DATA SHOWN
##########
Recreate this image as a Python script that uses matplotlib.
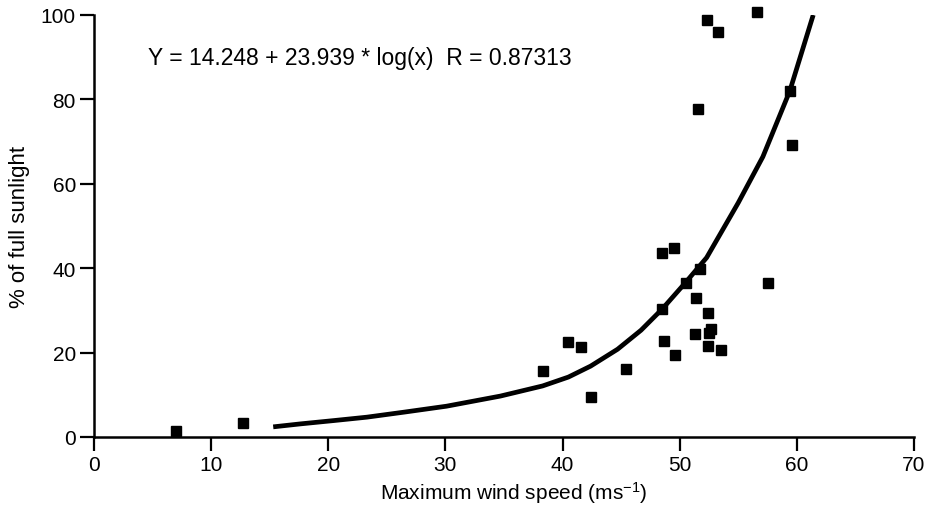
import matplotlib
matplotlib.use("Agg")
import matplotlib.pyplot as plt

plt.rcParams['font.family'] = ['Liberation Sans', 'DejaVu Sans']
plt.rcParams['mathtext.default'] = 'regular'

# measured points: max wind speed (m/s) vs % of full sunlight
wind = [7.0, 12.7, 38.3, 40.5, 41.6, 42.4, 45.4, 48.7, 49.6, 48.5,
        50.5, 51.7, 51.4, 52.4, 51.3, 52.7, 52.5, 52.4, 53.5, 57.5,
        48.5, 49.5, 51.6, 52.3, 53.3, 56.6, 59.4, 59.6]
sun = [1.4, 3.3, 15.6, 22.5, 21.3, 9.5, 16.1, 22.7, 19.4, 30.3,
       36.6, 39.7, 32.9, 29.3, 24.3, 25.5, 24.6, 21.5, 20.6, 36.6,
       43.5, 44.9, 77.8, 98.8, 96.0, 100.7, 82.0, 69.3]

# fitted curve
fit_x = [15.3, 17.6, 20.5, 23.3, 26.5, 30.1, 34.7, 38.3, 40.5, 42.4,
         44.7, 46.7, 48.5, 50.5, 52.3, 55.0, 57.1, 59.4, 61.4]
fit_y = [2.4, 3.1, 3.9, 4.7, 5.9, 7.3, 9.7, 12.1, 14.2, 16.8,
         20.8, 25.3, 30.3, 36.6, 42.5, 55.5, 66.4, 82.0, 100.0]

fig = plt.figure(figsize=(9.26, 5.06), dpi=100)
ax = fig.add_axes([0.1015, 0.1344, 0.8855, 0.834])

ax.plot(fit_x, fit_y, color='black', lw=3.4, solid_capstyle='butt')
ax.plot(wind, sun, 's', color='black', ms=6.5, clip_on=False)

ax.set_xlim(0, 70)
ax.set_ylim(0, 100)
ax.set_xticks(range(0, 71, 10))
ax.set_yticks(range(0, 101, 20))
for s in ['top', 'right']:
    ax.spines[s].set_visible(False)
for s in ['left', 'bottom']:
    ax.spines[s].set_linewidth(1.8)
ax.tick_params(direction='out', length=10, width=1.6, labelsize=15, pad=3)

ax.set_xlabel('Maximum wind speed (ms$^{-1}$)', fontsize=15)
ax.xaxis.set_label_coords(0.512, -0.099)
ax.set_ylabel('% of full sunlight', fontsize=16, labelpad=8)

ax.text(4.6, 90, 'Y = 14.248 + 23.939 * log(x)  R = 0.87313',
        fontsize=16.5, va='center', ha='left')

fig.savefig('out.png', dpi=100)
##########
THE REQUEST
Without the pictures, copy the material exactly as given.

COMPLETE OUTPUT
Recreate this image as a Python script that uses matplotlib.
import matplotlib
matplotlib.use("Agg")
import matplotlib.pyplot as plt

plt.rcParams['font.family'] = ['Liberation Sans', 'DejaVu Sans']
plt.rcParams['mathtext.default'] = 'regular'

# measured points: max wind speed (m/s) vs % of full sunlight
wind = [7.0, 12.7, 38.3, 40.5, 41.6, 42.4, 45.4, 48.7, 49.6, 48.5,
        50.5, 51.7, 51.4, 52.4, 51.3, 52.7, 52.5, 52.4, 53.5, 57.5,
        48.5, 49.5, 51.6, 52.3, 53.3, 56.6, 59.4, 59.6]
sun = [1.4, 3.3, 15.6, 22.5, 21.3, 9.5, 16.1, 22.7, 19.4, 30.3,
       36.6, 39.7, 32.9, 29.3, 24.3, 25.5, 24.6, 21.5, 20.6, 36.6,
       43.5, 44.9, 77.8, 98.8, 96.0, 100.7, 82.0, 69.3]

# fitted curve
fit_x = [15.3, 17.6, 20.5, 23.3, 26.5, 30.1, 34.7, 38.3, 40.5, 42.4,
         44.7, 46.7, 48.5, 50.5, 52.3, 55.0, 57.1, 59.4, 61.4]
fit_y = [2.4, 3.1, 3.9, 4.7, 5.9, 7.3, 9.7, 12.1, 14.2, 16.8,
         20.8, 25.3, 30.3, 36.6, 42.5, 55.5, 66.4, 82.0, 100.0]

fig = plt.figure(figsize=(9.26, 5.06), dpi=100)
ax = fig.add_axes([0.1015, 0.1344, 0.8855, 0.834])

ax.plot(fit_x, fit_y, color='black', lw=3.4, solid_capstyle='butt')
ax.plot(wind, sun, 's', color='black', ms=6.5, clip_on=False)

ax.set_xlim(0, 70)
ax.set_ylim(0, 100)
ax.set_xticks(range(0, 71, 10))
ax.set_yticks(range(0, 101, 20))
for s in ['top', 'right']:
    ax.spines[s].set_visible(False)
for s in ['left', 'bottom']:
    ax.spines[s].set_linewidth(1.8)
ax.tick_params(direction='out', length=10, width=1.6, labelsize=15, pad=3)

ax.set_xlabel('Maximum wind speed (ms$^{-1}$)', fontsize=15)
ax.xaxis.set_label_coords(0.512, -0.099)
ax.set_ylabel('% of full sunlight', fontsize=16, labelpad=8)

ax.text(4.6, 90, 'Y = 14.248 + 23.939 * log(x)  R = 0.87313',
        fontsize=16.5, va='center', ha='left')

fig.savefig('out.png', dpi=100)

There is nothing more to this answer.